Breathe with Kevin

A wellness business offering online and group breathwork sessions to promote relaxation, mindfulness, and improved well-being. Special focus on helping clients manage grief, anxiety, depression, and stress. Includes packages for online, group, and weekly Zoom events.

I had no intention of becoming a breathwork facilitator. My intention was simply to get back to helping people.

The reason I became a breathwork facilitator is because it provided an answer to a question that had been sitting in my mind for nearly 30 years:

How do we help someone before they reach a crisis point?

At 21 years old, I worked as a front-line worker for The Union Mission for Men in Ottawa, Ontario — now known as The Ottawa Mission. My regular shift was from midnight to noon every weekend, along with additional shifts during the week.

Like every front-line worker, past, present, and future, there is very little we have not seen.

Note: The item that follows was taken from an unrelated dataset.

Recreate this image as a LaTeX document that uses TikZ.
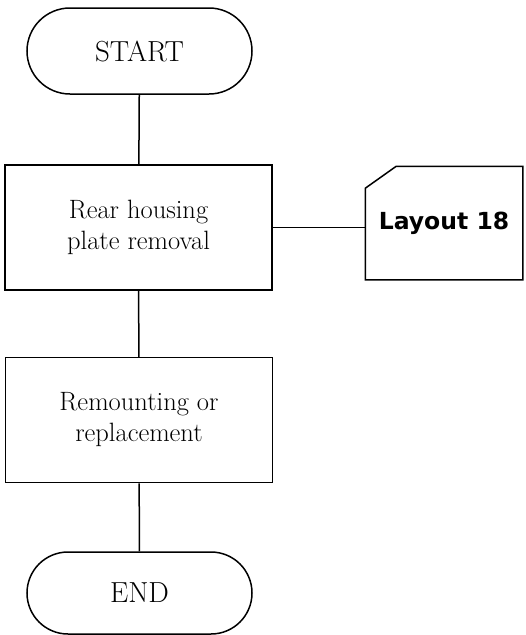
\documentclass[tikz,border=0pt]{standalone}
\usepackage{fontspec}
\newfontfamily\cardfont{DejaVu Sans}
\usepackage{tikz}
\usetikzlibrary{shapes.misc,calc}

\begin{document}
\begin{tikzpicture}[x=1pt, y=-1pt, line width=1.5pt,
    terminal/.style={rounded rectangle, draw, minimum width=225pt, inner sep=0pt, font=\fontsize{29}{32}\selectfont},
    process/.style={rectangle, draw, minimum width=267pt, minimum height=125pt, align=center, font=\fontsize{26.5}{31}\selectfont},
    card/.style={rectangle, minimum width=156pt, minimum height=112pt, font=\cardfont\bfseries\fontsize{23.5}{28}\selectfont}]
    \useasboundingbox (0,0) rectangle (526,635);
    \node[terminal, minimum height=86pt] (start) at (139.5,51) {START};
    \node[process] (removal) at (138.5,227.5) {Rear housing\\plate removal};
    \node[process] (remount) at (139,420) {Remounting or\\replacement};
    \node[terminal, minimum height=82pt] (end) at (139.5,593) {END};
    \node[card] (layout) at (444,223) {Layout 18};
    \draw (layout.south west) -- ($(layout.north west)+(0,22)$) -- ($(layout.north west)+(31,0)$) -- (layout.north east) -- (layout.south east) -- cycle;
    \draw (start) -- (removal);
    \draw (removal) -- (remount);
    \draw (remount) -- (end);
    \draw (removal.east) -- (removal.east -| layout.west);
\end{tikzpicture}
\end{document}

It would be easy to tell dramatic stories about the worst things that happened, but those were not the moments that stayed with me most. What impacted me most was watching people in crisis at 2:00 a.m. — angry because they missed a welfare appointment, unable to see a public health nurse to clean a wound, and now forced to sleep in a dorm with 110 people on a scorching July night.

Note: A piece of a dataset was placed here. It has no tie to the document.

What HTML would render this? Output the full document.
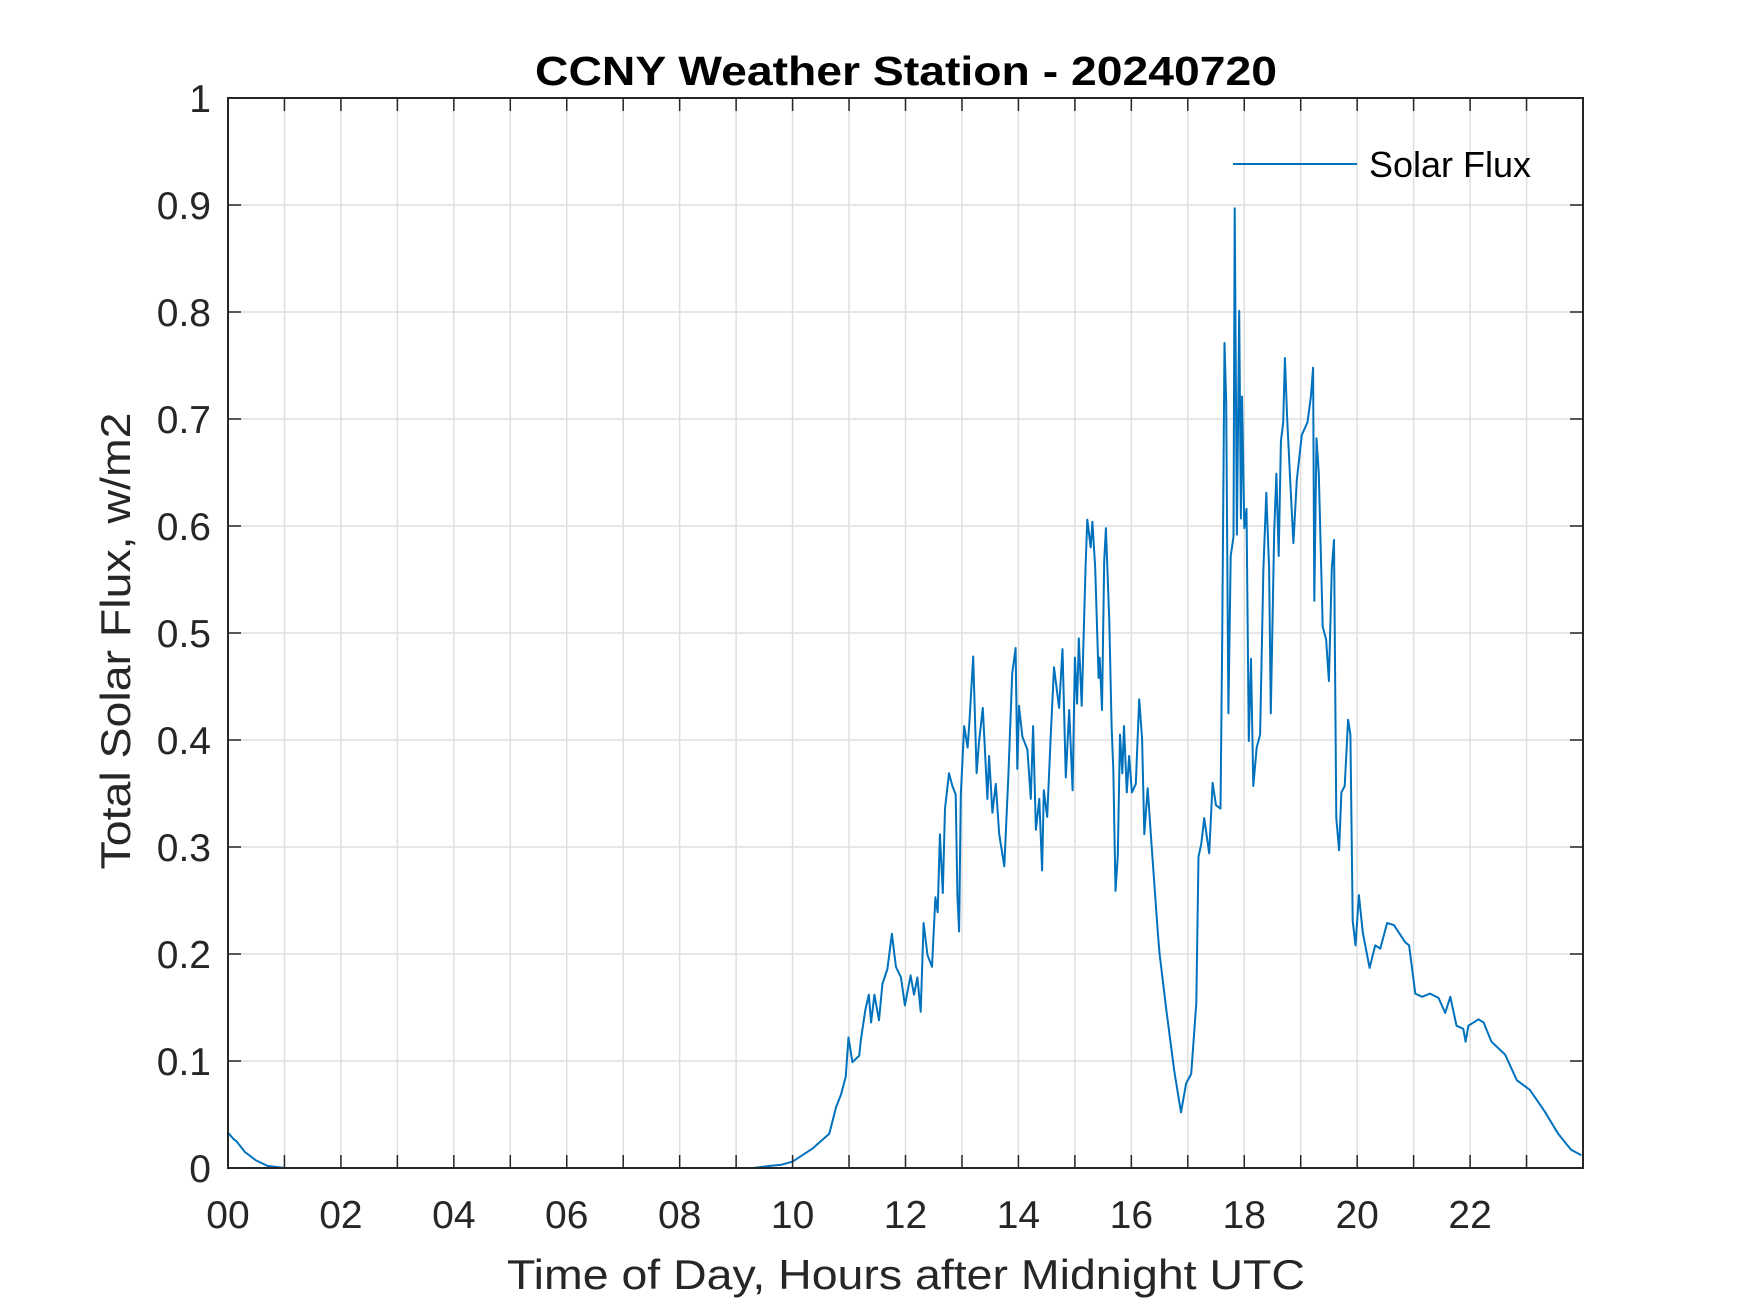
<!DOCTYPE html>
<html><head><meta charset="utf-8"><style>html,body{margin:0;padding:0;background:#fff}svg{display:block}text{font-family:"Liberation Sans",Arial,sans-serif;fill:#262626}</style></head>
<body>
<svg id="chart" width="1750" height="1313" viewBox="0 0 1750 1313" xmlns="http://www.w3.org/2000/svg">
<rect x="0" y="0" width="1750" height="1313" fill="#fff"/>
<g id="grid"></g>
<g id="series"></g>
<g id="axes"></g>
<text x="906" y="85" text-anchor="middle" font-size="41" font-weight="bold" fill="#000" textLength="742" lengthAdjust="spacingAndGlyphs" style="fill:#000">CCNY Weather Station - 20240720</text>
<text x="906" y="1289" text-anchor="middle" font-size="42" textLength="798" lengthAdjust="spacingAndGlyphs">Time of Day, Hours after Midnight UTC</text>
<text transform="translate(130,641) rotate(-90)" text-anchor="middle" font-size="42" textLength="457" lengthAdjust="spacingAndGlyphs">Total Solar Flux, w/m2</text>
<g>
<line x1="1233" y1="164" x2="1357" y2="164" stroke="#0072BD" stroke-width="2"/>
<text x="1369" y="177" font-size="36" style="fill:#000">Solar Flux</text>
</g>
</svg>
<script>
const hours = [0,0.1,0.15,0.3,0.5,0.7,1.0,9.3,9.6,9.8,10.0,10.35,10.65,10.77,10.86,10.94,10.99,11.06,11.18,11.21,11.29,11.35,11.39,11.45,11.53,11.59,11.68,11.76,11.83,11.92,11.99,12.09,12.15,12.21,12.27,12.32,12.39,12.47,12.53,12.57,12.61,12.66,12.7,12.77,12.83,12.89,12.92,12.95,12.98,13.04,13.1,13.13,13.2,13.26,13.3,13.37,13.45,13.48,13.54,13.6,13.66,13.75,13.82,13.89,13.95,13.98,14.01,14.07,14.16,14.22,14.26,14.31,14.37,14.42,14.45,14.51,14.57,14.63,14.72,14.78,14.84,14.9,14.96,15.0,15.04,15.07,15.12,15.19,15.22,15.28,15.31,15.36,15.42,15.44,15.48,15.52,15.55,15.61,15.65,15.68,15.72,15.76,15.8,15.84,15.87,15.92,15.96,16.01,16.08,16.14,16.19,16.23,16.29,16.35,16.47,16.5,16.62,16.76,16.88,16.97,17.06,17.15,17.19,17.24,17.29,17.38,17.44,17.5,17.58,17.61,17.65,17.68,17.72,17.76,17.81,17.83,17.87,17.91,17.94,17.96,18.0,18.04,18.08,18.12,18.16,18.22,18.28,18.34,18.39,18.44,18.47,18.53,18.57,18.61,18.65,18.69,18.72,18.76,18.82,18.87,18.93,19.02,19.12,19.18,19.22,19.24,19.28,19.32,19.39,19.45,19.5,19.55,19.59,19.63,19.68,19.72,19.78,19.84,19.88,19.92,19.97,20.03,20.1,20.22,20.32,20.41,20.53,20.65,20.85,20.92,21.03,21.15,21.29,21.44,21.56,21.65,21.76,21.88,21.92,21.97,22.15,22.24,22.38,22.62,22.83,23.06,23.32,23.56,23.79,23.97];
const flux = [0.033,0.027,0.025,0.015,0.007,0.002,0,0,0.002,0.003,0.006,0.018,0.032,0.057,0.069,0.085,0.122,0.099,0.105,0.12,0.148,0.162,0.136,0.162,0.138,0.172,0.186,0.219,0.188,0.178,0.152,0.18,0.162,0.178,0.146,0.229,0.199,0.188,0.253,0.239,0.312,0.257,0.336,0.369,0.357,0.349,0.255,0.221,0.349,0.413,0.393,0.415,0.478,0.369,0.397,0.43,0.345,0.385,0.332,0.359,0.312,0.282,0.365,0.462,0.486,0.373,0.432,0.403,0.391,0.345,0.413,0.316,0.345,0.278,0.353,0.328,0.401,0.468,0.43,0.485,0.365,0.428,0.353,0.477,0.434,0.495,0.432,0.563,0.606,0.58,0.604,0.561,0.458,0.477,0.428,0.567,0.598,0.511,0.413,0.373,0.259,0.292,0.405,0.369,0.413,0.351,0.385,0.351,0.359,0.438,0.401,0.312,0.355,0.308,0.219,0.2,0.148,0.091,0.052,0.079,0.088,0.154,0.291,0.303,0.327,0.294,0.36,0.339,0.336,0.494,0.771,0.715,0.425,0.572,0.59,0.897,0.592,0.801,0.607,0.721,0.598,0.616,0.399,0.476,0.357,0.393,0.405,0.56,0.631,0.56,0.425,0.595,0.649,0.572,0.679,0.697,0.757,0.7,0.637,0.584,0.643,0.685,0.697,0.721,0.748,0.53,0.682,0.649,0.506,0.494,0.455,0.56,0.587,0.327,0.297,0.351,0.357,0.419,0.405,0.231,0.208,0.255,0.22,0.187,0.208,0.205,0.229,0.227,0.211,0.208,0.163,0.16,0.163,0.159,0.145,0.16,0.133,0.13,0.118,0.133,0.139,0.136,0.118,0.106,0.082,0.073,0.053,0.032,0.017,0.012];
const xTickLabels = ["00","02","04","06","08","10","12","14","16","18","20","22"];
const yTickLabels = ["0","0.1","0.2","0.3","0.4","0.5","0.6","0.7","0.8","0.9","1"];

const NS = "http://www.w3.org/2000/svg";
const L = 228, R = 1583, T = 98, B = 1168;
const xMax = 24, yMax = 1;
function sx(h){ return L + (h / xMax) * (R - L); }
function sy(v){ return B - (v / yMax) * (B - T); }
function mk(tag, attrs, parent){ const e = document.createElementNS(NS, tag); for (const k in attrs) e.setAttribute(k, attrs[k]); parent.appendChild(e); return e; }
const grid = document.getElementById('grid');
const axes = document.getElementById('axes');
const series = document.getElementById('series');

for (let h = 1; h < xMax; h++) {
  const g = mk('line', {x1: sx(h), x2: sx(h), y1: T, y2: B, stroke: '#dfdfdf', 'stroke-width': 1.5}, grid);
  
  
  const t1 = mk('line', {x1: sx(h), x2: sx(h), y1: B, y2: B - 13, stroke: '#262626', 'stroke-width': 1.5}, axes);
  
  
  const t2 = mk('line', {x1: sx(h), x2: sx(h), y1: T, y2: T + 13, stroke: '#262626', 'stroke-width': 1.5}, axes);
  
  
}
xTickLabels.forEach((lab, i) => {
  const t = mk('text', {x: sx(i * 2), y: 1228, 'text-anchor': 'middle', 'font-size': 39}, axes);
  t.textContent = lab;
  
  
});
yTickLabels.forEach((lab, i) => {
  const v = i / 10;
  if (i > 0 && i < 10) {
    const g = mk('line', {x1: L, x2: R, y1: sy(v), y2: sy(v), stroke: '#dfdfdf', 'stroke-width': 1.5}, grid);
    
    
    const t1 = mk('line', {x1: L, x2: L + 13, y1: sy(v), y2: sy(v), stroke: '#262626', 'stroke-width': 1.5}, axes);
    
    
    const t2 = mk('line', {x1: R, x2: R - 13, y1: sy(v), y2: sy(v), stroke: '#262626', 'stroke-width': 1.5}, axes);
    
    
  }
  const t = mk('text', {x: 211, y: sy(v) + 14, 'text-anchor': 'end', 'font-size': 39}, axes);
  t.textContent = lab;
  
  
});
const box = mk('rect', {x: L, y: T, width: R - L, height: B - T, fill: 'none', stroke: '#262626', 'stroke-width': 2}, axes);



const pts = hours.map((h, i) => sx(h).toFixed(1) + ',' + sy(flux[i]).toFixed(1)).join(' ');
const line = mk('polyline', {points: pts, fill: 'none', stroke: '#0072BD', 'stroke-width': 2, 'stroke-linejoin': 'round'}, series);


</script>
</body></html>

What do we do when someone is escalating?

We do what we can with what we have: juice, coffee, cigarettes, walking around the block a few times, and listening.

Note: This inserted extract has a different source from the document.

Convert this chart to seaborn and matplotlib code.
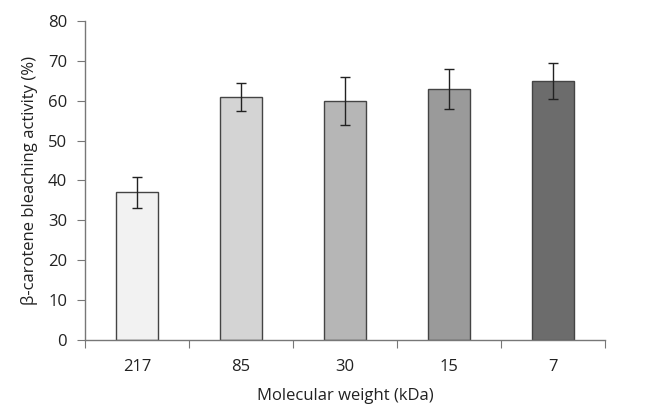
import numpy as np
import pandas as pd
import matplotlib
matplotlib.use("Agg")
import matplotlib.pyplot as plt
import seaborn as sns

# data
weights = ["217", "85", "30", "15", "7"]
activity = [37, 61, 60, 63, 65]
errors = [4, 3.5, 6, 5, 4.5]
colors = ["#f2f2f2", "#d4d4d4", "#b6b6b6", "#9a9a9a", "#6c6c6c"]

sns.set_style("white")
plt.rcParams["font.family"] = ["Open Sans", "DejaVu Sans"]

df = pd.DataFrame({"weight": weights, "activity": activity})

fig = plt.figure(figsize=(6.66, 4.08), dpi=100)
ax = fig.add_axes([0.128, 0.1667, 0.78, 0.7818])

sns.barplot(data=df, x="weight", y="activity", hue="weight", palette=colors,
            legend=False, width=0.4, edgecolor="#444444", linewidth=1, ax=ax)
ax.errorbar(np.arange(len(weights)), activity, yerr=errors, fmt="none",
            ecolor="#222222", elinewidth=1, capsize=3.5, capthick=1)

ax.set_xlim(-0.5, len(weights) - 0.5)
ax.set_ylim(0, 80)
ax.set_yticks(range(0, 81, 10))
# tick marks sit between the categories, labels under the bars
ax.set_xticks(np.arange(-0.5, len(weights), 1))
ax.set_xticklabels([])
ax.set_xticks(np.arange(len(weights)), minor=True)
ax.set_xticklabels(weights, minor=True)
ax.tick_params(axis="x", which="major", length=6, color="#777777", direction="out", bottom=True)
ax.tick_params(axis="x", which="minor", length=0, pad=14, labelsize=12, labelcolor="#222222")
ax.tick_params(axis="y", length=6, color="#777777", direction="out", left=True,
               labelsize=12, labelcolor="#222222", pad=7)

for side in ["top", "right"]:
    ax.spines[side].set_visible(False)
for side in ["left", "bottom"]:
    ax.spines[side].set_color("#777777")
    ax.spines[side].set_linewidth(1)

ax.set_xlabel("Molecular weight (kDa)", fontsize=12, color="#222222", labelpad=9)
ax.set_ylabel("β-carotene bleaching activity (%)", fontsize=12, color="#222222", labelpad=7)

fig.savefig("out.png", dpi=100)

When it worked, you were grateful.

When it didn’t, you knew there was a good chance you would be calling 911 before sunrise — and making sure you had an extra pair of latex gloves in your pocket.

Now that I’m trained in breathwork and practice it regularly, I often think about what impact these tools could have had back then.

Do front-line workers have access to these skills now?

Could breathwork become another tool in the back pocket of a front-line worker — instead of just extra gloves?